RSMAS Part of $21 Million Research Program

MIAMI - Researchers for the University of Miami (UM) Rosenstiel School of Marine and Atmospheric Science are part of a $21 million collaborative research program led by Princeton University to create a biogeochemical and physical portrait of the Southern Ocean using hundreds of robotic floats deployed around Antarctica and an expanded computational capacity.

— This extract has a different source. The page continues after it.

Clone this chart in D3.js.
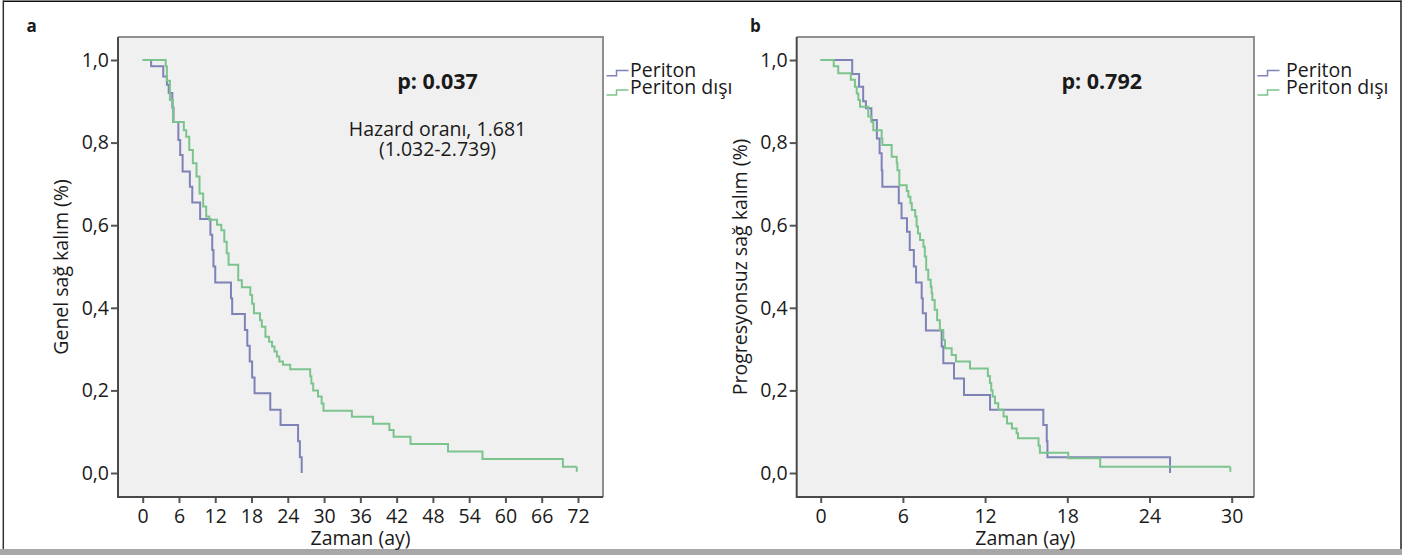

The Southern Ocean Carbon and Climate Observations and Modeling program, or SOCCOM, is a six-year initiative headquartered at Princeton and funded by the National Science Foundation's Division of Polar Programs, with additional support from the National Oceanic and Atmospheric Administration (NOAA) and NASA. UM Rosenstiel School Associate Professor of Ocean Sciences Igor Kamenkovich, is a co-investigator who will lead the design and analysis of SOCCOM's Observation System Simulation Experiments (OSSE), and will be involved into the studies of the importance of eddies in heat-carbon distributions, model analysis and metric development. "SOCCOM will enable top scientists from institutions around the country to work together on Southern Ocean research in ways that would not otherwise be possible," said SOCCOM director Jorge Sarmiento, Princeton's George J. Magee Professor of Geoscience and Geological Engineering and director of the Program in Atmospheric and Oceanic Sciences. "This project represents a true synthesis of observational and modeling studies," said Kamenkovic.